Wade Reynolds (born Charles Elwood Reynolds; June 5, 1929 - October 3, 2011) was a self-taught realist painter, Reynolds was best known for his figurative paintings often classified as California School of Light. He was commissioned to portray California governor George Deukmejian for his official state portrait. He is also known for his portraits of costume designer Noel Taylor and actress Agnes Moorehead.

==Biography==
Reynolds was born in Jasper, New York, in 1929. He began his professional art career in New York City where he was hired in 1958 to create the artwork depicted in the film The World of Suzie Wong. From 1959 on, Reynolds resided in California, living in Newport Beach, Oceanside and San Francisco. He also painted in the Los Angeles area.

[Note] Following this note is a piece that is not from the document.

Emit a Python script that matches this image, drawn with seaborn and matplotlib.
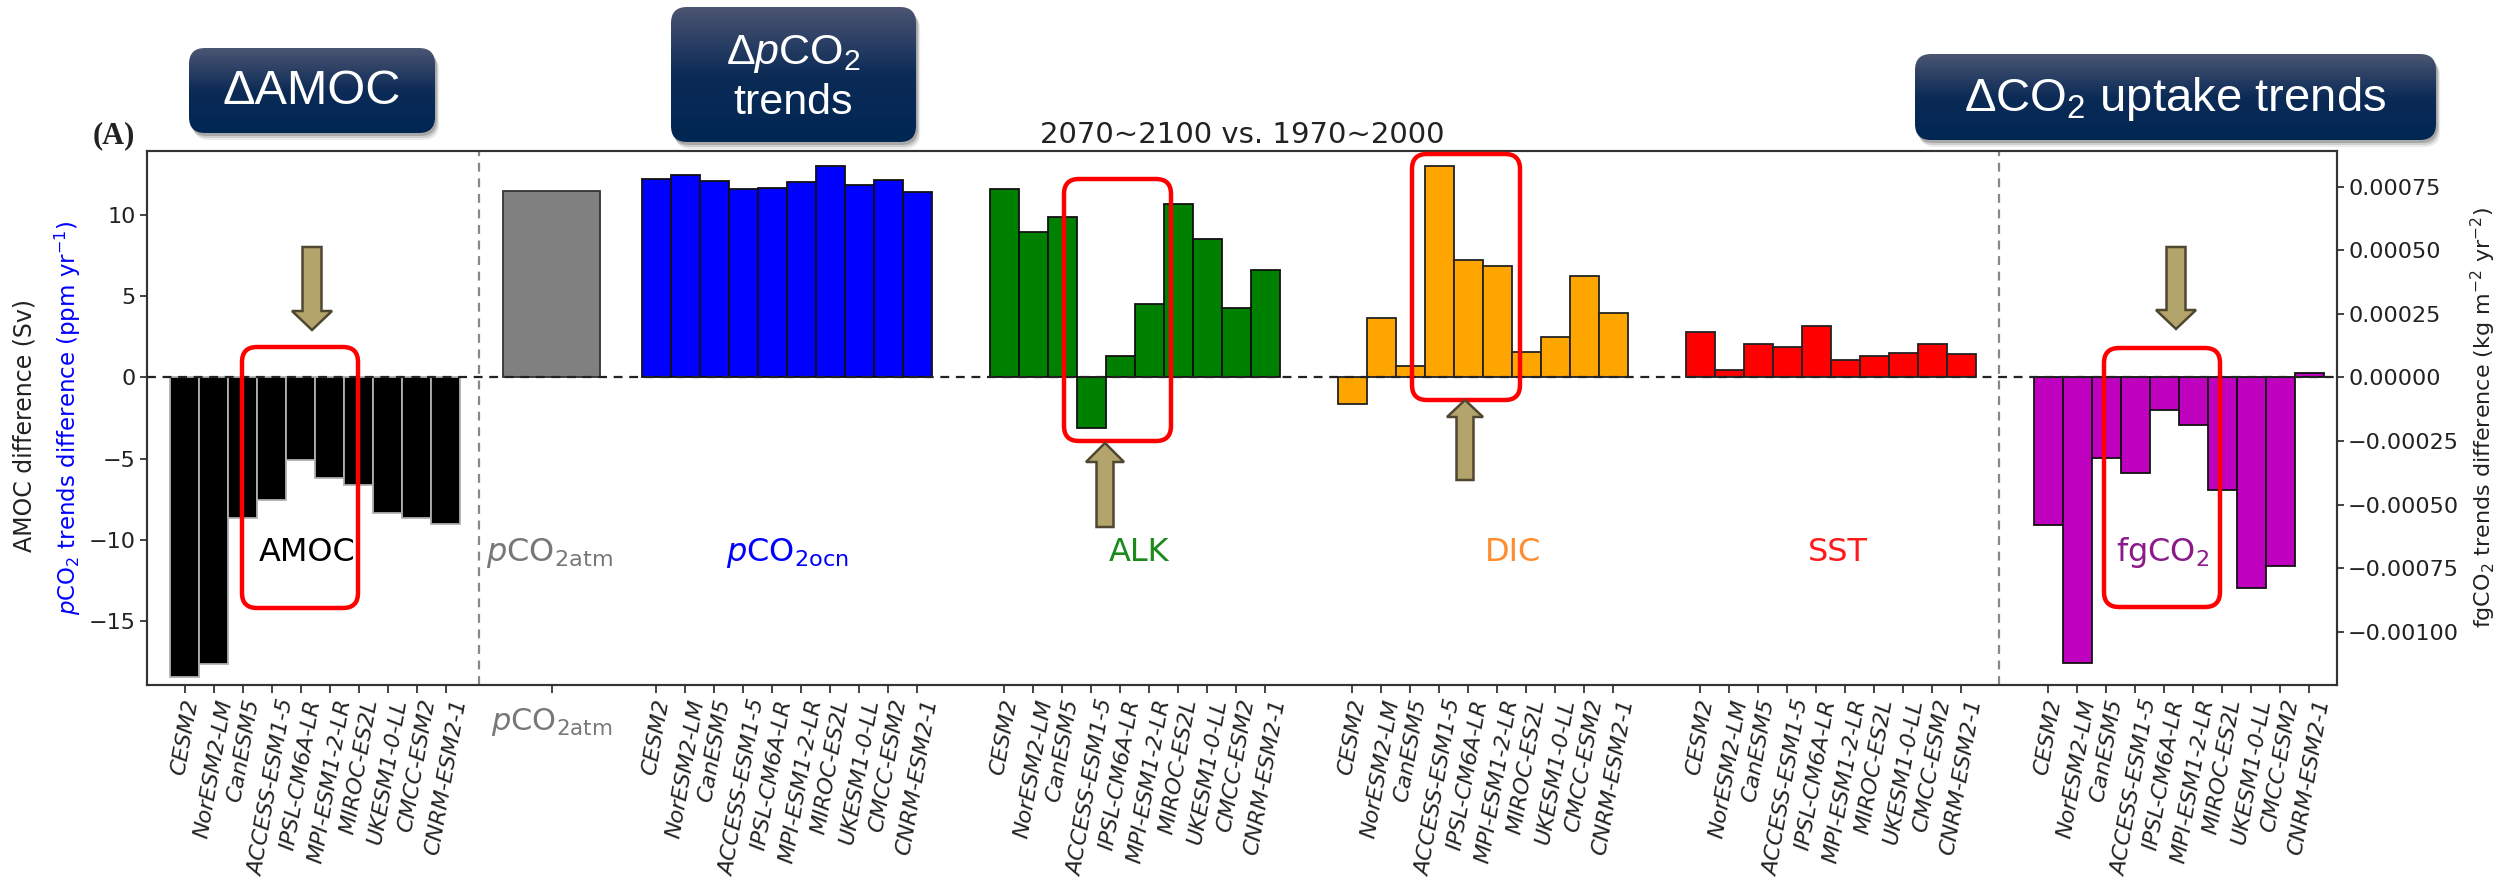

Reynolds' work appeared in museums and galleries in San Francisco, Santa Barbara, and New York, Newport Beach and Santa Fe, New Mexico. Artist David Wheeler, with who Reynolds once shared a studio, referred to him as “the West Coast’s equivalent to Andrew Wyeth.”

He was an instructor at the Art Institute of Southern California (now the Laguna College of Art and Design) and at the Academy of Art (now the Academy of Art University) in San Francisco. He influenced students including Julio Reyes, Candice Bohanon, and Alia El-Bermani.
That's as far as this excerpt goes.